El escándalo como impulsor ético.

Escribió Christian Johann Heinrich, poeta y ensayista alemán, perseguido en su país por ser seguidor del socialismo utópico (Sansimonismo):
«Todo delito que no se convierte en escándalo, no existe para la sociedad»
Esta cita, que data de mitad del siglo XIX, parece muy adecuada para la sociedad actual. Como si hubiese sido pronunciada ayer mismo. Porque nuestra sociedad viene asistiendo impasible a múltiples delitos que absorbe cuan bebida agradable, sin entender que esa «bebida» contiene el veneno de la mayor de las corrupciones, la corrupción intelectual. Esa corrupción que admite como lógico el delito de «cuello blanco», que acepta, comprende y justifica el resto de las corrupciones, la económica, la política, la social.. De manera que en pocas ocasiones la sociedad se rebela contra ese «designio del destino», que parece haber caído sobre nuestras cabezas. Han sido tantos los casos de corrupción que han sido absorbidos socialmente, que en ocasiones resulta complicado entender la pasividad con la que los mismos son aceptados.
Hay quienes achacan esto a la tradicional «picaresca española».  Se producen multitud de situaciones, en las que el proceder no solo rompe las reglas éticas y morales, sino que constituyen delitos tipificados en el Código Penal, sin embargo son aceptados socialmente, incluso en aquellas ocasiones, que han sido objeto de condena penal. La sociedad «indulta» en vez de sancionar.
Nuestra historia está llena de casos, personajes, a los que se les ha premiado socialmente por los delitos que cometieran. Desde José de Salamanca (marqués de Salamanca) o Juan March, en épocas pasadas, hasta los Mario Conde, Jesús Gil o Ruiz Mateos, en épocas más reciente. Por no citar aquellos casos en los que políticos envueltos en flagrantes casos de corrupción, se han visto premiados con el voto de la ciudadanía, lo que permite el «envalentonamiento» de esos personajes y con ello la sensación de impunidad que se genera.
Sería justo reconocer que, en los últimos años, se ha generado una cierta dosis de conciencia social que está produciendo una reacción ante los casos de corrupción. Que no olvidemos que, no son otra cosa que delitos. Y como tal no solo deben ser castigados penalmente, sino que la sociedad debe mostrar su contundente rechazo y reprobación.
Quizás sea esto, lo que se ha producido en torno al «chanchullo Cifuentes», pues independientemente de la reprobación penal que pudiera darse en un futuro, se ha puesto de manifiesto una concepción del ejercicio del poder que, necesariamente necesita de la condena social. Pues si ya es democráticamente inaceptable que un gobernante mienta, y más en sede parlamentaria, lo es mucho más que aproveche su cargo, para obtener beneficios personales en función del mismo. Que considere a las instituciones como algo de su propiedad, que le sirva para ir colocando «peones», cuya labor consista en establecer una red clientelar donde impere la «cadena de favores».

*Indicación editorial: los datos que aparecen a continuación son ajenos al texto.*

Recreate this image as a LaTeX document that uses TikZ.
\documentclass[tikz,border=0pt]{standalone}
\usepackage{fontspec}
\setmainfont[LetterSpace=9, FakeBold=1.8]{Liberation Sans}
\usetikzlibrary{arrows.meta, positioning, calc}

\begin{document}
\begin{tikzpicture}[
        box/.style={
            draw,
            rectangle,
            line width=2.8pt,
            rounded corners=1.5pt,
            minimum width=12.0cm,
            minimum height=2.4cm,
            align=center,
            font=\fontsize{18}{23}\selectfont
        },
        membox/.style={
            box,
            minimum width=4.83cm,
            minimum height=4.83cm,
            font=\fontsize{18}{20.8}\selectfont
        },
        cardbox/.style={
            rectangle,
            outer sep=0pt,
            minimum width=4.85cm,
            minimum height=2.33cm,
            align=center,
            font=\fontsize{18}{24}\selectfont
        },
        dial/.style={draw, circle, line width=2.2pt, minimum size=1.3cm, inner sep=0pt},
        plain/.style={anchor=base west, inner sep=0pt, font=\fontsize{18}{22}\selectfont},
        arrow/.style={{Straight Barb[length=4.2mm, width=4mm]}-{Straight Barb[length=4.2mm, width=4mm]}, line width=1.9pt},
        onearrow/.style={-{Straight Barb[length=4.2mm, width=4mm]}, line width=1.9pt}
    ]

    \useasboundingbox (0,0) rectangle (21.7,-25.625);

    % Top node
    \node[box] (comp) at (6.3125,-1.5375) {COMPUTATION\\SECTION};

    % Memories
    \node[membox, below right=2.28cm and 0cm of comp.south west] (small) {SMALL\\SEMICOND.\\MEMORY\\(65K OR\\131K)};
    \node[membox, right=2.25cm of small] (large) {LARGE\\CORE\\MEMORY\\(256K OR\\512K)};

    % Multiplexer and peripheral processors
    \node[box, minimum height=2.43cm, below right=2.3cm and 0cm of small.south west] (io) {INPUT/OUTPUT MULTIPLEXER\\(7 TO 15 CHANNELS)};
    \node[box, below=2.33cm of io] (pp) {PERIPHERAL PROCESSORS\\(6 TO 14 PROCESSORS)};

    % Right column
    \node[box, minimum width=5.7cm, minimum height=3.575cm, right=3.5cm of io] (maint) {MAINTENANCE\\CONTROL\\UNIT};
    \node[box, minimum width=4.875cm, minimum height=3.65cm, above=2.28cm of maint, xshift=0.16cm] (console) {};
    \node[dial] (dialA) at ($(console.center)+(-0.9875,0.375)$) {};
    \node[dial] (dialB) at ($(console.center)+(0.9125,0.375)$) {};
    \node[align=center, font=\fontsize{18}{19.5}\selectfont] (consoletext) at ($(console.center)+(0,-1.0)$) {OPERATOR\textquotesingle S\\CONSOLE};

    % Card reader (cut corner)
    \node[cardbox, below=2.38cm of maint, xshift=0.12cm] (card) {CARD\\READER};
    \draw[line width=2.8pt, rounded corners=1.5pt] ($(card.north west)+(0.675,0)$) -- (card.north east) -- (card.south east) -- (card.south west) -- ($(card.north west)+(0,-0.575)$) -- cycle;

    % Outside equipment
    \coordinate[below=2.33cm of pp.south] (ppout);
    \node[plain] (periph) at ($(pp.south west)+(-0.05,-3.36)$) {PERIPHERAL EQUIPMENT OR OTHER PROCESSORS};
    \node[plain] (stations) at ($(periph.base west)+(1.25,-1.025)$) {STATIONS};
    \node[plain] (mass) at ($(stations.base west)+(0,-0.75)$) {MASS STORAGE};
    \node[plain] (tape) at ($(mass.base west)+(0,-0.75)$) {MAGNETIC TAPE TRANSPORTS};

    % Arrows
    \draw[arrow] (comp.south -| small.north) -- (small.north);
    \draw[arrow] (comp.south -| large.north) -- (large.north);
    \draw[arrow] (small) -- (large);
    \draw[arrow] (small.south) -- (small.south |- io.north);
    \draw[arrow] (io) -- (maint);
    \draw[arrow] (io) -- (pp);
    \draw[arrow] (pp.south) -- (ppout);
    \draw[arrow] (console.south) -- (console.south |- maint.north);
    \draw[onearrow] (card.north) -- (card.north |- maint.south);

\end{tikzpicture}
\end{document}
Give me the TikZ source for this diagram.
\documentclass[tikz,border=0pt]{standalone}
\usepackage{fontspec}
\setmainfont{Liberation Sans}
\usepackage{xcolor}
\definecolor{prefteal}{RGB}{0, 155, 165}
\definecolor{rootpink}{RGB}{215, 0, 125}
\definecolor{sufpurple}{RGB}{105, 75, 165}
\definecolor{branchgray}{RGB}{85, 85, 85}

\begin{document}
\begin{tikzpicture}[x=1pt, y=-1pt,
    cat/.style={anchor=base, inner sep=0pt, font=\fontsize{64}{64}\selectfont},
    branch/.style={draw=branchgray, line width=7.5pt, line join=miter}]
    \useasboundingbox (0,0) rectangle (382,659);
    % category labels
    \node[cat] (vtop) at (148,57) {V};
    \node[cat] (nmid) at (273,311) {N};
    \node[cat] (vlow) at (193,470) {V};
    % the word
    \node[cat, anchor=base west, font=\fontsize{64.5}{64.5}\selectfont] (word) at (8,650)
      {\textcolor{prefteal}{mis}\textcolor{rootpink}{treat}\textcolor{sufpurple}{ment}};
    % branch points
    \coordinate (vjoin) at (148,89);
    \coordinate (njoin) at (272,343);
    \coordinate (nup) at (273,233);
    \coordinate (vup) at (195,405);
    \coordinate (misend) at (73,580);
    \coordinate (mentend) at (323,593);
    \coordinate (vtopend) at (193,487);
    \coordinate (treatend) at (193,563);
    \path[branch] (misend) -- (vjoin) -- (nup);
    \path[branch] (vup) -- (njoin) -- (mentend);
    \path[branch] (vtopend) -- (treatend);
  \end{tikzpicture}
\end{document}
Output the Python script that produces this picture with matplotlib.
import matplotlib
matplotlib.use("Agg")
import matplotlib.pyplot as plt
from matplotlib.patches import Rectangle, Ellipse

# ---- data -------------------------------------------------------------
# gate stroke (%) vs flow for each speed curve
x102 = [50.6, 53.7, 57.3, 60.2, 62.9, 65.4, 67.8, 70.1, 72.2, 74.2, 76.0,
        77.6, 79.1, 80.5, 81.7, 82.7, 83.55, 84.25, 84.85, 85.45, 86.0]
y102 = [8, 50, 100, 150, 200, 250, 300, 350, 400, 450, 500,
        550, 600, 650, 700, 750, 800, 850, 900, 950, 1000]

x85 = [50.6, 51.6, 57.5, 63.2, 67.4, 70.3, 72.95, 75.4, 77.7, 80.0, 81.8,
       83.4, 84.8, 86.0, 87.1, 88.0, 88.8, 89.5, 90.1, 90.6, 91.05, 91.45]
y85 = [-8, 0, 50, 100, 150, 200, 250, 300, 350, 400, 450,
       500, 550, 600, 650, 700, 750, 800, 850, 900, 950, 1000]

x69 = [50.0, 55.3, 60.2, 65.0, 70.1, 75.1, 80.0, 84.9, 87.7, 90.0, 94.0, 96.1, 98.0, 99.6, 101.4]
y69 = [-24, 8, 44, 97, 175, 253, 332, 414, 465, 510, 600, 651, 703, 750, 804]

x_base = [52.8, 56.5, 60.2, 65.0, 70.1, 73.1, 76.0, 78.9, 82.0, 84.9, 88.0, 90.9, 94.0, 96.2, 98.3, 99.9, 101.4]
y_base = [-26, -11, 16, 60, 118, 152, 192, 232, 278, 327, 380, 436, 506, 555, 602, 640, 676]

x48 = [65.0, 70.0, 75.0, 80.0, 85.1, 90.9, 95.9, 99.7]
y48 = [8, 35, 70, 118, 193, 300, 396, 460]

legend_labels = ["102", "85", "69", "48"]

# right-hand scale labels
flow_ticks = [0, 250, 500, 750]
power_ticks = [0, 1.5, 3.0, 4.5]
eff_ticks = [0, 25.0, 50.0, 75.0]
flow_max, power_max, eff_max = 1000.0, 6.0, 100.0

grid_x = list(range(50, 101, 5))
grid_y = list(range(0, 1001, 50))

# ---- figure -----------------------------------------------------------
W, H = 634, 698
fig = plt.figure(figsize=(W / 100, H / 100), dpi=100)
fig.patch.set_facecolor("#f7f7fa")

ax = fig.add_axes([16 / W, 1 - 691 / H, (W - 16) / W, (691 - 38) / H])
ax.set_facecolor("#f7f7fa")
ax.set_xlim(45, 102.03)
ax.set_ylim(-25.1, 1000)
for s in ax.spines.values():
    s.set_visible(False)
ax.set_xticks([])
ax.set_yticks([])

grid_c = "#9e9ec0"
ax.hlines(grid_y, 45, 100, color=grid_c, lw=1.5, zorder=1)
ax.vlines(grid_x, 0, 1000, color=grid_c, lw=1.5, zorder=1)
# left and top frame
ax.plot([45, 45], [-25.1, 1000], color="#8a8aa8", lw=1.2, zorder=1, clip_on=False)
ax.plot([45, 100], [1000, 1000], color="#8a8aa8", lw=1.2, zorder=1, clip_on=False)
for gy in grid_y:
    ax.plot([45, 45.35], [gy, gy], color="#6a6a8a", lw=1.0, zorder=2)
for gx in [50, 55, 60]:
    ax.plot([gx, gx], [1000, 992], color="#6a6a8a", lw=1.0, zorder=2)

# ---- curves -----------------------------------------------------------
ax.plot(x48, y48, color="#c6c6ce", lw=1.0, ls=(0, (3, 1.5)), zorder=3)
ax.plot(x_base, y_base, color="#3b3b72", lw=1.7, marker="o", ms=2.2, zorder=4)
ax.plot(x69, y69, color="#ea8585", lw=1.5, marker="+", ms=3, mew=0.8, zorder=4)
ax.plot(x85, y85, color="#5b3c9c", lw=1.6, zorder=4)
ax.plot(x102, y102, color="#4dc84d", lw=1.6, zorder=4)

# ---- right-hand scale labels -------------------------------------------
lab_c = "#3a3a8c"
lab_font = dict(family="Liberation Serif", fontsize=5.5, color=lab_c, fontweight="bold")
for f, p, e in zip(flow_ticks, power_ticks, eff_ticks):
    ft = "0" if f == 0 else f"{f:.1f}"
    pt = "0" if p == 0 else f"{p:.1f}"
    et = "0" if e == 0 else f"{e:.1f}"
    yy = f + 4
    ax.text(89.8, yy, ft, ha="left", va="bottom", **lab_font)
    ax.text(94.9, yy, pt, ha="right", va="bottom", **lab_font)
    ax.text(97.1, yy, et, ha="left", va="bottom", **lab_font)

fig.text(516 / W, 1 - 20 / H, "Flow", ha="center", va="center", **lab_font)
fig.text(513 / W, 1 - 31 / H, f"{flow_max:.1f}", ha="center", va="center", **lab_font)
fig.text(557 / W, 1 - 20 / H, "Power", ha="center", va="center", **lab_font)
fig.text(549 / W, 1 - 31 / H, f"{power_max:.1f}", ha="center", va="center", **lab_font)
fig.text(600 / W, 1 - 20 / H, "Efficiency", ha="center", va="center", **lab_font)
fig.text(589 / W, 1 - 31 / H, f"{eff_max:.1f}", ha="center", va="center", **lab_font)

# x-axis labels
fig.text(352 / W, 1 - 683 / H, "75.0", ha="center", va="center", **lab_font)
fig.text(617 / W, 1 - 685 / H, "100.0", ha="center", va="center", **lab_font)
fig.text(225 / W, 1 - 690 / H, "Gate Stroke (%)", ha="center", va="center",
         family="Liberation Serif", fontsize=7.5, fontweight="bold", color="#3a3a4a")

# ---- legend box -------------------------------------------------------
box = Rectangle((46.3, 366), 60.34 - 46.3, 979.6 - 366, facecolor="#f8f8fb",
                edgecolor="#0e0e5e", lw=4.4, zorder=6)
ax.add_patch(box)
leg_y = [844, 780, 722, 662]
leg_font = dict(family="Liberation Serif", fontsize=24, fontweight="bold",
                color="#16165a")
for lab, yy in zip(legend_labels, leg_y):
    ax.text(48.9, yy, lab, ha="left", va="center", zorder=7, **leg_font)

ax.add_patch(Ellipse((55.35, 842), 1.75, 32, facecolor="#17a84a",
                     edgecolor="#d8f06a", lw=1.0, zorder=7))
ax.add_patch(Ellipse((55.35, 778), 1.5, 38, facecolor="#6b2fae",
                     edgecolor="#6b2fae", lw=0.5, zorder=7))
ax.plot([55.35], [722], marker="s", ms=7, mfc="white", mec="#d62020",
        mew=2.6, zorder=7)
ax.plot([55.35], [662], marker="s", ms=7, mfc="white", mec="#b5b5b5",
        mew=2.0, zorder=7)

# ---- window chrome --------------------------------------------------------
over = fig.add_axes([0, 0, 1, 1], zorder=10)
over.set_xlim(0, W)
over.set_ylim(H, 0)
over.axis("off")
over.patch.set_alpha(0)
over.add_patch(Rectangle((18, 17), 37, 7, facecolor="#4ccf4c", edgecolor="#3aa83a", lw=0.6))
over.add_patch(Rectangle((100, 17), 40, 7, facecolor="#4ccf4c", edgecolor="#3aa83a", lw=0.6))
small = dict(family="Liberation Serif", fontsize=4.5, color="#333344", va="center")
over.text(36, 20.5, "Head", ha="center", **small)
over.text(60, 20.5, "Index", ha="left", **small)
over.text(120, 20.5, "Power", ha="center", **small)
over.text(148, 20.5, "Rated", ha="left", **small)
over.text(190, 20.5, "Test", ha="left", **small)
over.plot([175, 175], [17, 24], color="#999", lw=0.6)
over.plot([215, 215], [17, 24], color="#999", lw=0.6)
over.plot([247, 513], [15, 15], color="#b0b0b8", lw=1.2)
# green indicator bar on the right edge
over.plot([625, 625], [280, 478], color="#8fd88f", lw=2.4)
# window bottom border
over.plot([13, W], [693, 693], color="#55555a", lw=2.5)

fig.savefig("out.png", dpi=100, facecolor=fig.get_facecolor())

Tendrá que ser la justicia quien determine si se ha producido tráfico de influencia, falsedad en documento público o algún delito más, pero lo que parece que está meridianamente claro es que se le ha facilitado una «titulación» académica a la señora Cifuentes, sin que se hayan cumplido las condiciones necesarias para ello. Y esto es un claro desprecio al esfuerzo de miles de estudiantes que, sacrificando su tiempo y su dinero, han intentado obtener unas acreditaciones que les permita competir en mejores condiciones a la hora de optar por determinados puestos de trabajo.
Solo por ese desprecio, ya debería haber dimitido la señora Cifuentes, pero en vista de su enrocamiento, bien ha hecho el PSOE en presentar la moción de censura. Puede que no prospere, que los intereses mezquinos se impongan sobre la decencia, pero la condena social ya está en la calle y ese, es sin duda el camino que hay que continuar para acabar con estas formas de ejercitar el poder. Formas que se acercan más a una sociedad feudal que a una democracia avanzada del siglo XXI.